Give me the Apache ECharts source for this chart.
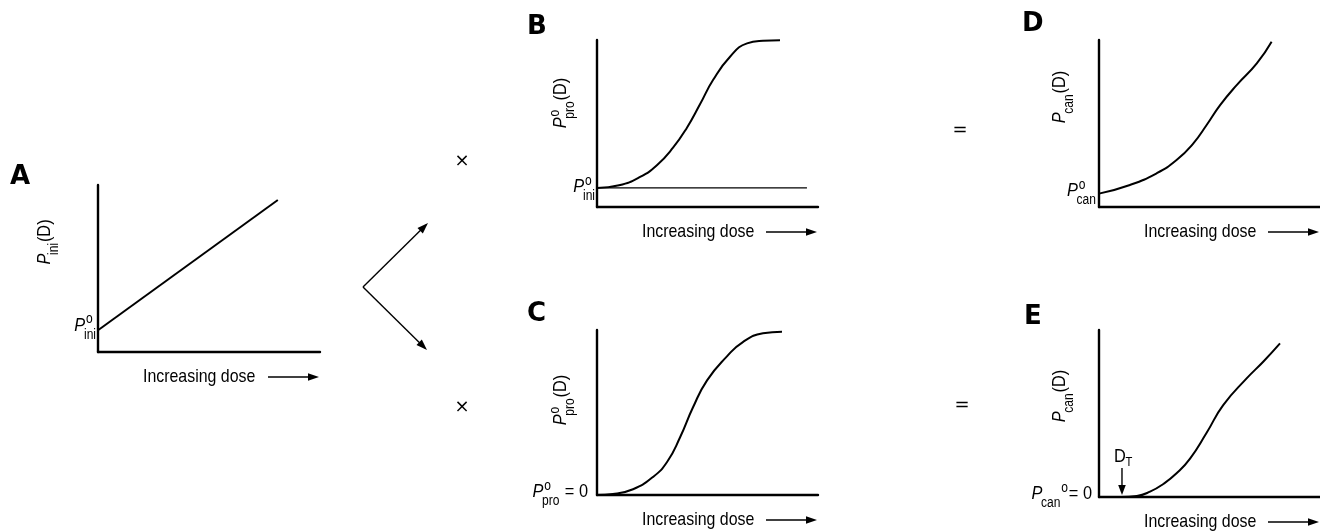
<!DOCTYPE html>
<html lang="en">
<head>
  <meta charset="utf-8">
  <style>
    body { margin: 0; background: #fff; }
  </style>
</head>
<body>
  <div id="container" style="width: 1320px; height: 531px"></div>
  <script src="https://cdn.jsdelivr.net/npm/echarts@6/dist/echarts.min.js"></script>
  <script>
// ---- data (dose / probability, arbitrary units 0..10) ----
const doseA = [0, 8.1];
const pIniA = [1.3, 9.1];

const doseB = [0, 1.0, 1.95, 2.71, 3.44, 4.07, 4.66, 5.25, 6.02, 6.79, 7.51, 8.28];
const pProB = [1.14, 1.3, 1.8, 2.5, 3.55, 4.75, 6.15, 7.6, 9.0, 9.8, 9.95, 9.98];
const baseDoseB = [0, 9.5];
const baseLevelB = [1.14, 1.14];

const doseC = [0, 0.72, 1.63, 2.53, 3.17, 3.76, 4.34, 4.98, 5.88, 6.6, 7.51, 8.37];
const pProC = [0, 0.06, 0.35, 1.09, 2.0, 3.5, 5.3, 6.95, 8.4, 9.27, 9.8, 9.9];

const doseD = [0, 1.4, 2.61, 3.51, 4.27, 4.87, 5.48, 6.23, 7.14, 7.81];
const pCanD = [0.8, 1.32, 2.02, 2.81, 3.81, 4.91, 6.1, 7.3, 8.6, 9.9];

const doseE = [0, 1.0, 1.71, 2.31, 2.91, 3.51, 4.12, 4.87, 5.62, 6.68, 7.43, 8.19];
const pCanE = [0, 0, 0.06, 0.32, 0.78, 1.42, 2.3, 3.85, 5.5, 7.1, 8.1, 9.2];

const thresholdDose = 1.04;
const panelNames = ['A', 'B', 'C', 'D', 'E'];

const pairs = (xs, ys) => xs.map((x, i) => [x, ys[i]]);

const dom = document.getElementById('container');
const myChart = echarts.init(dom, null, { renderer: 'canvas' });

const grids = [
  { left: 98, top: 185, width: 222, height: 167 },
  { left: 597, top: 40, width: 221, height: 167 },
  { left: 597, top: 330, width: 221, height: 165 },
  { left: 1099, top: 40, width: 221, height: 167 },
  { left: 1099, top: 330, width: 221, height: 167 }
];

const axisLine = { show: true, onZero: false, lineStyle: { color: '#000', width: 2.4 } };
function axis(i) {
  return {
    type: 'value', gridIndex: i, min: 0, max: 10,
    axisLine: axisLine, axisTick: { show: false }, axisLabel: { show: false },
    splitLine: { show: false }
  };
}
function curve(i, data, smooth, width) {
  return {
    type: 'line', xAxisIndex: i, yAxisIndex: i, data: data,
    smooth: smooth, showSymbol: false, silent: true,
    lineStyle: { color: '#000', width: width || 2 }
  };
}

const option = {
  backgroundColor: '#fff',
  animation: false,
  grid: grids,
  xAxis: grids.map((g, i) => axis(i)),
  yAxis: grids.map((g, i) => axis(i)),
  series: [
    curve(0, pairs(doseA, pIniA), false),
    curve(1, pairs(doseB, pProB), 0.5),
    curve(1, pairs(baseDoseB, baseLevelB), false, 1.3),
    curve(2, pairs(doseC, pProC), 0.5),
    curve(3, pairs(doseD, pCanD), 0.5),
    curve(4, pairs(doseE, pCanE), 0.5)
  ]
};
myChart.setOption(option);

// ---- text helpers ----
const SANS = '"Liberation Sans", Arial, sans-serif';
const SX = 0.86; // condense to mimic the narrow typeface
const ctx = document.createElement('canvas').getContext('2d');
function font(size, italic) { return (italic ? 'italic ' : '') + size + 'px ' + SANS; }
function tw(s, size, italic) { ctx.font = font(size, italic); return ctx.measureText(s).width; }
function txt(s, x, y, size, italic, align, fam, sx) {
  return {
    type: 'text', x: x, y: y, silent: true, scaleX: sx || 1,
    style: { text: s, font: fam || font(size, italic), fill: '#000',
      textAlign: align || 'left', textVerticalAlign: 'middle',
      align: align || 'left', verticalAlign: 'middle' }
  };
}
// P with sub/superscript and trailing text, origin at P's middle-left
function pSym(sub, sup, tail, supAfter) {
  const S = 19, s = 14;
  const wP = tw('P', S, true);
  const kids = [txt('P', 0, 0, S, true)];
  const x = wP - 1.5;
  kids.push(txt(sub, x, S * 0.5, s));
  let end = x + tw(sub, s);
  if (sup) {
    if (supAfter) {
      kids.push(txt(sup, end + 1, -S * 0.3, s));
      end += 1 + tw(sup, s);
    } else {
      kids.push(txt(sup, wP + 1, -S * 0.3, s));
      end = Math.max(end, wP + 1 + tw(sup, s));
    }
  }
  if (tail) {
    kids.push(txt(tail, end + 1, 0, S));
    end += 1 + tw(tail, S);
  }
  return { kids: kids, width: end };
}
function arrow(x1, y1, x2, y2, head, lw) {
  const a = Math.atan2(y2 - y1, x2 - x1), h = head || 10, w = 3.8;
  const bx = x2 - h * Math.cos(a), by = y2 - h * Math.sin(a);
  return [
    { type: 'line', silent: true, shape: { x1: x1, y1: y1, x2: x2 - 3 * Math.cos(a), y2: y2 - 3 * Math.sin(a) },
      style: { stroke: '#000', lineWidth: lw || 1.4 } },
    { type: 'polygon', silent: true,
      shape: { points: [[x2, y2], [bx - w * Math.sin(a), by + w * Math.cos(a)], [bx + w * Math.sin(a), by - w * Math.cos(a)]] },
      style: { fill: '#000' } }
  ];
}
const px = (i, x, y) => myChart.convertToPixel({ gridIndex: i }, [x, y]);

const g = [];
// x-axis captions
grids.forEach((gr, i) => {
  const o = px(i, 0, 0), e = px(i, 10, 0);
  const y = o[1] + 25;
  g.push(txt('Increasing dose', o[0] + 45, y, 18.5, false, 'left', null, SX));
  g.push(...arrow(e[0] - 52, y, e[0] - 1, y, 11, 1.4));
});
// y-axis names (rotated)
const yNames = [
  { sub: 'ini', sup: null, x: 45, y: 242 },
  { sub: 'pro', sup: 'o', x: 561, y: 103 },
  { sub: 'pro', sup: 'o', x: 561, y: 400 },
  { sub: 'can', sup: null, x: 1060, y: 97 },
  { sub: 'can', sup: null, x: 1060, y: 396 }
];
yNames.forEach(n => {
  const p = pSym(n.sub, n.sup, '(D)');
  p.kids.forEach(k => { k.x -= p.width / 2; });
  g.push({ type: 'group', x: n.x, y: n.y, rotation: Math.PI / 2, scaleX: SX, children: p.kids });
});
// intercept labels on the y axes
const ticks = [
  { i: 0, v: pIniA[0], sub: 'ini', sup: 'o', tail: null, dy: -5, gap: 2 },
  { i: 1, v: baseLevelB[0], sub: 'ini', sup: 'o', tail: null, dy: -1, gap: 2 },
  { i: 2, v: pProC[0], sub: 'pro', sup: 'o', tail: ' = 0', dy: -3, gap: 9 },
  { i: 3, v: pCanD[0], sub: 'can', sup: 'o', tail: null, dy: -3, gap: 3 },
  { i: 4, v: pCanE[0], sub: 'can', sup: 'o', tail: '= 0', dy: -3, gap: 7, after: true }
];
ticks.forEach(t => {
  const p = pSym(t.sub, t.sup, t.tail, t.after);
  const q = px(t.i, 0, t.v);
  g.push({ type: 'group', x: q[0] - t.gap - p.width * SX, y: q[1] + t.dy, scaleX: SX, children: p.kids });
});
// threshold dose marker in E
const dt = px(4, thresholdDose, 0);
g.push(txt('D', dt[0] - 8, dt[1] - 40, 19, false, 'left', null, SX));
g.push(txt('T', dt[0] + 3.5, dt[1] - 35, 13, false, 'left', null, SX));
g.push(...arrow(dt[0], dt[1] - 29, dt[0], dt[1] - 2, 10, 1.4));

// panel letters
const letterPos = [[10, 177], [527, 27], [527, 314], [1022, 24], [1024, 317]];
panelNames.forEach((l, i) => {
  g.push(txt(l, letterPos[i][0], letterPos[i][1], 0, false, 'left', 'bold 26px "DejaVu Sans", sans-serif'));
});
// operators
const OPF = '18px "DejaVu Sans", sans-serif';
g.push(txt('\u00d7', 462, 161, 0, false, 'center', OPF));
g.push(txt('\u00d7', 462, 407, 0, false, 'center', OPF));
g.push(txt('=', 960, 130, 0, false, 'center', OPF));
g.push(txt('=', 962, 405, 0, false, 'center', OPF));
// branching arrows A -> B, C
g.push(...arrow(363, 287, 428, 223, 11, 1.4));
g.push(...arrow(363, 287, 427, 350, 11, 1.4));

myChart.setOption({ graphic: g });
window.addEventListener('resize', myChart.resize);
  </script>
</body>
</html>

**What to produce:** Only the lines from the top of the data through the line with "7.1, 8.1, 9.2];" should be quoted, exactly and with both ends kept; skip the pictures.

**Result of this task:**
Give me the Apache ECharts source for this chart.
<!DOCTYPE html>
<html lang="en">
<head>
  <meta charset="utf-8">
  <style>
    body { margin: 0; background: #fff; }
  </style>
</head>
<body>
  <div id="container" style="width: 1320px; height: 531px"></div>
  <script src="https://cdn.jsdelivr.net/npm/echarts@6/dist/echarts.min.js"></script>
  <script>
// ---- data (dose / probability, arbitrary units 0..10) ----
const doseA = [0, 8.1];
const pIniA = [1.3, 9.1];

const doseB = [0, 1.0, 1.95, 2.71, 3.44, 4.07, 4.66, 5.25, 6.02, 6.79, 7.51, 8.28];
const pProB = [1.14, 1.3, 1.8, 2.5, 3.55, 4.75, 6.15, 7.6, 9.0, 9.8, 9.95, 9.98];
const baseDoseB = [0, 9.5];
const baseLevelB = [1.14, 1.14];

const doseC = [0, 0.72, 1.63, 2.53, 3.17, 3.76, 4.34, 4.98, 5.88, 6.6, 7.51, 8.37];
const pProC = [0, 0.06, 0.35, 1.09, 2.0, 3.5, 5.3, 6.95, 8.4, 9.27, 9.8, 9.9];

const doseD = [0, 1.4, 2.61, 3.51, 4.27, 4.87, 5.48, 6.23, 7.14, 7.81];
const pCanD = [0.8, 1.32, 2.02, 2.81, 3.81, 4.91, 6.1, 7.3, 8.6, 9.9];

const doseE = [0, 1.0, 1.71, 2.31, 2.91, 3.51, 4.12, 4.87, 5.62, 6.68, 7.43, 8.19];
const pCanE = [0, 0, 0.06, 0.32, 0.78, 1.42, 2.3, 3.85, 5.5, 7.1, 8.1, 9.2];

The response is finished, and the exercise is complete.